Skip any picture you find and retype all the remaining lines exactly.

•••••

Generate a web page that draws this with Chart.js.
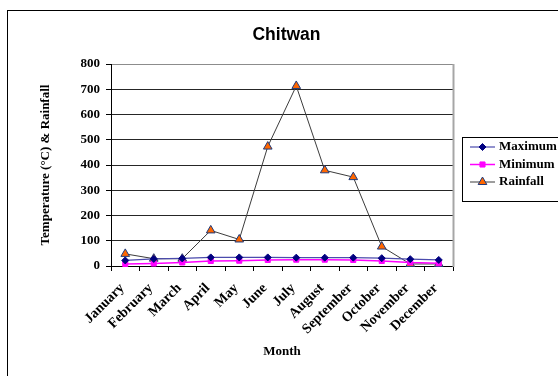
<!DOCTYPE html>
<html>
<head>
<meta charset="utf-8">
<script src="https://cdn.jsdelivr.net/npm/chart.js@4.4.1/dist/chart.umd.min.js"></script>
<style>
  html, body { margin: 0; padding: 0; background: #ffffff; }
  canvas { display: block; }
</style>
</head>
<body>
<canvas id="chart" width="558" height="376"></canvas>
<script>
// Monthly climate of Chitwan: temperatures (°C) and rainfall (mm)
const months = ['January', 'February', 'March', 'April', 'May', 'June',
                'July', 'August', 'September', 'October', 'November', 'December'];
const maxTemp  = [22, 28, 30, 34, 34, 34, 33, 33, 33, 31, 27, 24];
const minTemp  = [8, 10, 14, 20, 21, 24, 25, 25, 24, 20, 14, 11];
const rainfall = [48, 29, 29, 141, 105, 473, 713, 379, 352, 77, 8, 8];
const yTicks   = [0, 100, 200, 300, 400, 500, 600, 700, 800];

const chartTitle = 'Chitwan';
const yTitle = 'Temperature (°C) & Rainfall';
const xTitle = 'Month';

const SERIF = "'Liberation Serif', 'Times New Roman', serif";
const SANS = "'Liberation Sans', Arial, sans-serif";

// Frame, title, plot border and boxed legend
const decor = {
  id: 'decor',
  beforeDraw(chart) {
    const ctx = chart.ctx;
    ctx.save();
    ctx.fillStyle = '#ffffff';
    ctx.fillRect(0, 0, chart.width, chart.height);
    ctx.strokeStyle = '#000000';
    ctx.lineWidth = 1;
    ctx.strokeRect(7.5, 10.5, 800, 600);
    ctx.restore();
  },
  afterDraw(chart) {
    const ctx = chart.ctx;
    const area = chart.chartArea;
    ctx.save();
    // right edge of the plot area
    ctx.strokeStyle = '#a6a6a6';
    ctx.lineWidth = 2;
    ctx.beginPath();
    ctx.moveTo(area.right + 0.5, area.top);
    ctx.lineTo(area.right + 0.5, area.bottom + 1);
    ctx.stroke();

    // title
    ctx.fillStyle = '#000000';
    ctx.font = 'bold 17.5px ' + SANS;
    ctx.textAlign = 'center';
    ctx.textBaseline = 'middle';
    ctx.fillText(chartTitle, 286.5, 35);

    // legend box
    ctx.strokeStyle = '#000000';
    ctx.lineWidth = 1;
    ctx.strokeRect(462.5, 137.5, 120, 64);
    const rows = [147, 164.5, 182];
    chart.data.datasets.forEach((ds, i) => {
      const y = rows[i];
      ctx.strokeStyle = ds.borderColor;
      ctx.lineWidth = ds.borderWidth;
      ctx.beginPath();
      ctx.moveTo(470, y);
      ctx.lineTo(495, y);
      ctx.stroke();
      ctx.fillStyle = ds.pointBackgroundColor;
      ctx.strokeStyle = ds.pointBorderColor;
      ctx.lineWidth = ds.pointBorderWidth;
      Chart.helpers.drawPoint(ctx, {
        pointStyle: ds.pointStyle,
        radius: ds.pointRadius,
        rotation: 0,
        borderWidth: ds.pointBorderWidth
      }, 482.5, y);
      ctx.fillStyle = '#000000';
      ctx.font = 'bold 13px ' + SERIF;
      ctx.textAlign = 'left';
      ctx.textBaseline = 'middle';
      ctx.fillText(ds.label, 499, y);
    });
    ctx.restore();
  }
};

new Chart(document.getElementById('chart'), {
  type: 'line',
  data: {
    labels: months,
    datasets: [
      {
        label: 'Maximum',
        data: maxTemp,
        borderColor: '#4b4bad',
        borderWidth: 1.2,
        pointStyle: 'rectRot',
        pointRadius: 3.5,
        pointBackgroundColor: '#000080',
        pointBorderColor: '#000080',
        pointBorderWidth: 1,
        clip: false
      },
      {
        label: 'Minimum',
        data: minTemp,
        borderColor: '#ff00ff',
        borderWidth: 1.5,
        pointStyle: 'rect',
        pointRadius: 3.6,
        pointBackgroundColor: '#ff00ff',
        pointBorderColor: '#ff00ff',
        pointBorderWidth: 1,
        clip: false
      },
      {
        label: 'Rainfall',
        data: rainfall,
        borderColor: '#3c3c3c',
        borderWidth: 1,
        pointStyle: 'triangle',
        pointRadius: 5,
        pointBackgroundColor: '#ff6600',
        pointBorderColor: '#1f3a7a',
        pointBorderWidth: 1,
        clip: false
      }
    ]
  },
  options: {
    responsive: false,
    animation: false,
    devicePixelRatio: 1,
    layout: { padding: { left: 30, top: 64, right: 105, bottom: 0 } },
    plugins: {
      legend: { display: false },
      title: { display: false },
      tooltip: { enabled: false }
    },
    elements: { line: { tension: 0 } },
    scales: {
      x: {
        type: 'category',
        offset: true,
        afterFit(scale) { scale.height = 110; },
        grid: {
          offset: true,
          drawOnChartArea: false,
          drawTicks: true,
          tickLength: 5,
          color: '#000000',
          tickColor: '#000000'
        },
        border: { display: true, color: '#000000', width: 1 },
        ticks: {
          color: '#000000',
          font: { family: SERIF, size: 14, weight: 'bold' },
          maxRotation: 45,
          minRotation: 45,
          autoSkip: false,
          padding: 9,
          labelOffset: -3
        },
        title: {
          display: true,
          text: xTitle,
          color: '#000000',
          font: { family: SERIF, size: 13, weight: 'bold' },
          padding: { top: 0, bottom: 17 }
        }
      },
      y: {
        min: 0,
        max: 800,
        afterFit(scale) { scale.width = 81; },
        afterBuildTicks(scale) { scale.ticks = yTicks.map(v => ({ value: v })); },
        grid: {
          drawTicks: true,
          tickLength: 5,
          color: (c) => (c.tick && c.tick.value === 800) ? '#8c8c8c' : '#262626',
          tickColor: '#000000'
        },
        border: { display: true, color: '#000000', width: 1 },
        ticks: {
          color: '#000000',
          font: { family: SERIF, size: 13, weight: 'bold' },
          padding: 6
        },
        title: {
          display: true,
          text: yTitle,
          color: '#000000',
          font: { family: SERIF, size: 13, weight: 'bold' },
          padding: { top: 8, bottom: 0 }
        }
      }
    }
  },
  plugins: [decor]
});
</script>
</body>
</html>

•••••

● FINAL RESULT:
Generate a web page that draws this with Chart.js.
<!DOCTYPE html>
<html>
<head>
<meta charset="utf-8">
<script src="https://cdn.jsdelivr.net/npm/chart.js@4.4.1/dist/chart.umd.min.js"></script>
<style>
  html, body { margin: 0; padding: 0; background: #ffffff; }
  canvas { display: block; }
</style>
</head>
<body>
<canvas id="chart" width="558" height="376"></canvas>
<script>
// Monthly climate of Chitwan: temperatures (°C) and rainfall (mm)
const months = ['January', 'February', 'March', 'April', 'May', 'June',
                'July', 'August', 'September', 'October', 'November', 'December'];
const maxTemp  = [22, 28, 30, 34, 34, 34, 33, 33, 33, 31, 27, 24];
const minTemp  = [8, 10, 14, 20, 21, 24, 25, 25, 24, 20, 14, 11];
const rainfall = [48, 29, 29, 141, 105, 473, 713, 379, 352, 77, 8, 8];
const yTicks   = [0, 100, 200, 300, 400, 500, 600, 700, 800];

const chartTitle = 'Chitwan';
const yTitle = 'Temperature (°C) & Rainfall';
const xTitle = 'Month';

const SERIF = "'Liberation Serif', 'Times New Roman', serif";
const SANS = "'Liberation Sans', Arial, sans-serif";

// Frame, title, plot border and boxed legend
const decor = {
  id: 'decor',
  beforeDraw(chart) {
    const ctx = chart.ctx;
    ctx.save();
    ctx.fillStyle = '#ffffff';
    ctx.fillRect(0, 0, chart.width, chart.height);
    ctx.strokeStyle = '#000000';
    ctx.lineWidth = 1;
    ctx.strokeRect(7.5, 10.5, 800, 600);
    ctx.restore();
  },
  afterDraw(chart) {
    const ctx = chart.ctx;
    const area = chart.chartArea;
    ctx.save();
    // right edge of the plot area
    ctx.strokeStyle = '#a6a6a6';
    ctx.lineWidth = 2;
    ctx.beginPath();
    ctx.moveTo(area.right + 0.5, area.top);
    ctx.lineTo(area.right + 0.5, area.bottom + 1);
    ctx.stroke();

    // title
    ctx.fillStyle = '#000000';
    ctx.font = 'bold 17.5px ' + SANS;
    ctx.textAlign = 'center';
    ctx.textBaseline = 'middle';
    ctx.fillText(chartTitle, 286.5, 35);

    // legend box
    ctx.strokeStyle = '#000000';
    ctx.lineWidth = 1;
    ctx.strokeRect(462.5, 137.5, 120, 64);
    const rows = [147, 164.5, 182];
    chart.data.datasets.forEach((ds, i) => {
      const y = rows[i];
      ctx.strokeStyle = ds.borderColor;
      ctx.lineWidth = ds.borderWidth;
      ctx.beginPath();
      ctx.moveTo(470, y);
      ctx.lineTo(495, y);
      ctx.stroke();
      ctx.fillStyle = ds.pointBackgroundColor;
      ctx.strokeStyle = ds.pointBorderColor;
      ctx.lineWidth = ds.pointBorderWidth;
      Chart.helpers.drawPoint(ctx, {
        pointStyle: ds.pointStyle,
        radius: ds.pointRadius,
        rotation: 0,
        borderWidth: ds.pointBorderWidth
      }, 482.5, y);
      ctx.fillStyle = '#000000';
      ctx.font = 'bold 13px ' + SERIF;
      ctx.textAlign = 'left';
      ctx.textBaseline = 'middle';
      ctx.fillText(ds.label, 499, y);
    });
    ctx.restore();
  }
};

new Chart(document.getElementById('chart'), {
  type: 'line',
  data: {
    labels: months,
    datasets: [
      {
        label: 'Maximum',
        data: maxTemp,
        borderColor: '#4b4bad',
        borderWidth: 1.2,
        pointStyle: 'rectRot',
        pointRadius: 3.5,
        pointBackgroundColor: '#000080',
        pointBorderColor: '#000080',
        pointBorderWidth: 1,
        clip: false
      },
      {
        label: 'Minimum',
        data: minTemp,
        borderColor: '#ff00ff',
        borderWidth: 1.5,
        pointStyle: 'rect',
        pointRadius: 3.6,
        pointBackgroundColor: '#ff00ff',
        pointBorderColor: '#ff00ff',
        pointBorderWidth: 1,
        clip: false
      },
      {
        label: 'Rainfall',
        data: rainfall,
        borderColor: '#3c3c3c',
        borderWidth: 1,
        pointStyle: 'triangle',
        pointRadius: 5,
        pointBackgroundColor: '#ff6600',
        pointBorderColor: '#1f3a7a',
        pointBorderWidth: 1,
        clip: false
      }
    ]
  },
  options: {
    responsive: false,
    animation: false,
    devicePixelRatio: 1,
    layout: { padding: { left: 30, top: 64, right: 105, bottom: 0 } },
    plugins: {
      legend: { display: false },
      title: { display: false },
      tooltip: { enabled: false }
    },
    elements: { line: { tension: 0 } },
    scales: {
      x: {
        type: 'category',
        offset: true,
        afterFit(scale) { scale.height = 110; },
        grid: {
          offset: true,
          drawOnChartArea: false,
          drawTicks: true,
          tickLength: 5,
          color: '#000000',
          tickColor: '#000000'
        },
        border: { display: true, color: '#000000', width: 1 },
        ticks: {
          color: '#000000',
          font: { family: SERIF, size: 14, weight: 'bold' },
          maxRotation: 45,
          minRotation: 45,
          autoSkip: false,
          padding: 9,
          labelOffset: -3
        },
        title: {
          display: true,
          text: xTitle,
          color: '#000000',
          font: { family: SERIF, size: 13, weight: 'bold' },
          padding: { top: 0, bottom: 17 }
        }
      },
      y: {
        min: 0,
        max: 800,
        afterFit(scale) { scale.width = 81; },
        afterBuildTicks(scale) { scale.ticks = yTicks.map(v => ({ value: v })); },
        grid: {
          drawTicks: true,
          tickLength: 5,
          color: (c) => (c.tick && c.tick.value === 800) ? '#8c8c8c' : '#262626',
          tickColor: '#000000'
        },
        border: { display: true, color: '#000000', width: 1 },
        ticks: {
          color: '#000000',
          font: { family: SERIF, size: 13, weight: 'bold' },
          padding: 6
        },
        title: {
          display: true,
          text: yTitle,
          color: '#000000',
          font: { family: SERIF, size: 13, weight: 'bold' },
          padding: { top: 8, bottom: 0 }
        }
      }
    }
  },
  plugins: [decor]
});
</script>
</body>
</html>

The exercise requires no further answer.